- TASK BRIEF
Drop the pictures, then extract the listing word for word.

- DATA EXCERPT

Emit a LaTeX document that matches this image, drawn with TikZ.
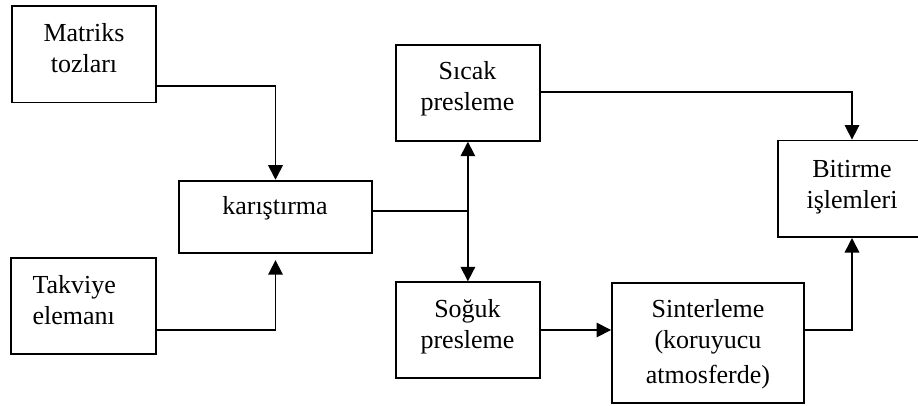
\documentclass[tikz,border=0pt]{standalone}
\usepackage{fontspec}
\setmainfont{Liberation Serif}
\usetikzlibrary{arrows.meta}
\begin{document}
\begin{tikzpicture}[x=1pt,y=-1pt,
  box/.style={draw, line width=1.9pt, inner sep=0pt},
  txt/.style={font=\fontsize{26}{31}\selectfont, align=center, inner sep=0pt},
  conn/.style={line width=1.6pt},
  arr/.style={conn, -{Triangle[width=14.5pt,length=14.5pt]}}]
\useasboundingbox (0,0) rectangle (918,406);
\fill[white] (0,0) rectangle (918,406);
% boxes
\node[box, minimum width=144pt, minimum height=96.5pt] (m) at (83.7,54.3) {};
\node[box, minimum width=144.5pt, minimum height=96pt] (t) at (83.5,306.2) {};
\node[box, minimum width=192.5pt, minimum height=72pt] (k) at (275.5,216.7) {};
\node[box, minimum width=144.3pt, minimum height=95.7pt] (s) at (467.9,92.9) {};
\node[box, minimum width=144.3pt, minimum height=95.4pt] (g) at (467.9,330) {};
\node[box, minimum width=192pt, minimum height=120pt] (r) at (708,343) {};
\node[box, minimum width=148pt, minimum height=96.5pt] (b) at (852,188.8) {};
% texts
\node[txt] (mt) at (84,51) {\strut Matriks\\\strut tozları};
\node[txt, anchor=west, align=left] (tt) at (32.3,302.6) {\strut Takviye\\\strut elemanı};
\node[txt] (kt) at (275,208.8) {\strut karıştırma};
\node[txt] (st) at (467.5,89.3) {\strut Sıcak\\\strut presleme};
\node[txt] (gt) at (467.5,326.6) {\strut Soğuk\\\strut presleme};
\node[txt] (rt) at (708,344.1) {\strut Sinterleme\\\strut (koruyucu\\[4pt]\strut atmosferde)};
\node[txt] (bt) at (852,186.3) {\strut Bitirme\\\strut işlemleri};
% connectors
\draw[arr] ([yshift=-31.7pt]m.east) -| (k.north);
\draw[arr, shorten >=6.5pt] ([yshift=-24pt]t.east) -| (k.south);
\draw[conn] ([yshift=5.7pt]k.east) -- ([yshift=5.7pt]k.east -| s.south) coordinate (j);
\draw[arr] (j) -- (s.south);
\draw[arr] (j) -- (g.north);
\draw[arr] ([yshift=1pt]s.east) -| (b.north);
\draw[arr] (g.east) -- (g.east -| r.west);
\draw[arr] ([yshift=13pt]r.east) -| (b.south);
\end{tikzpicture}
\end{document}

- EXERCISE OUTPUT
Emit a LaTeX document that matches this image, drawn with TikZ.
\documentclass[tikz,border=0pt]{standalone}
\usepackage{fontspec}
\setmainfont{Liberation Serif}
\usetikzlibrary{arrows.meta}
\begin{document}
\begin{tikzpicture}[x=1pt,y=-1pt,
  box/.style={draw, line width=1.9pt, inner sep=0pt},
  txt/.style={font=\fontsize{26}{31}\selectfont, align=center, inner sep=0pt},
  conn/.style={line width=1.6pt},
  arr/.style={conn, -{Triangle[width=14.5pt,length=14.5pt]}}]
\useasboundingbox (0,0) rectangle (918,406);
\fill[white] (0,0) rectangle (918,406);
% boxes
\node[box, minimum width=144pt, minimum height=96.5pt] (m) at (83.7,54.3) {};
\node[box, minimum width=144.5pt, minimum height=96pt] (t) at (83.5,306.2) {};
\node[box, minimum width=192.5pt, minimum height=72pt] (k) at (275.5,216.7) {};
\node[box, minimum width=144.3pt, minimum height=95.7pt] (s) at (467.9,92.9) {};
\node[box, minimum width=144.3pt, minimum height=95.4pt] (g) at (467.9,330) {};
\node[box, minimum width=192pt, minimum height=120pt] (r) at (708,343) {};
\node[box, minimum width=148pt, minimum height=96.5pt] (b) at (852,188.8) {};
% texts
\node[txt] (mt) at (84,51) {\strut Matriks\\\strut tozları};
\node[txt, anchor=west, align=left] (tt) at (32.3,302.6) {\strut Takviye\\\strut elemanı};
\node[txt] (kt) at (275,208.8) {\strut karıştırma};
\node[txt] (st) at (467.5,89.3) {\strut Sıcak\\\strut presleme};
\node[txt] (gt) at (467.5,326.6) {\strut Soğuk\\\strut presleme};
\node[txt] (rt) at (708,344.1) {\strut Sinterleme\\\strut (koruyucu\\[4pt]\strut atmosferde)};
\node[txt] (bt) at (852,186.3) {\strut Bitirme\\\strut işlemleri};
% connectors
\draw[arr] ([yshift=-31.7pt]m.east) -| (k.north);
\draw[arr, shorten >=6.5pt] ([yshift=-24pt]t.east) -| (k.south);
\draw[conn] ([yshift=5.7pt]k.east) -- ([yshift=5.7pt]k.east -| s.south) coordinate (j);
\draw[arr] (j) -- (s.south);
\draw[arr] (j) -- (g.north);
\draw[arr] ([yshift=1pt]s.east) -| (b.north);
\draw[arr] (g.east) -- (g.east -| r.west);
\draw[arr] ([yshift=13pt]r.east) -| (b.south);
\end{tikzpicture}
\end{document}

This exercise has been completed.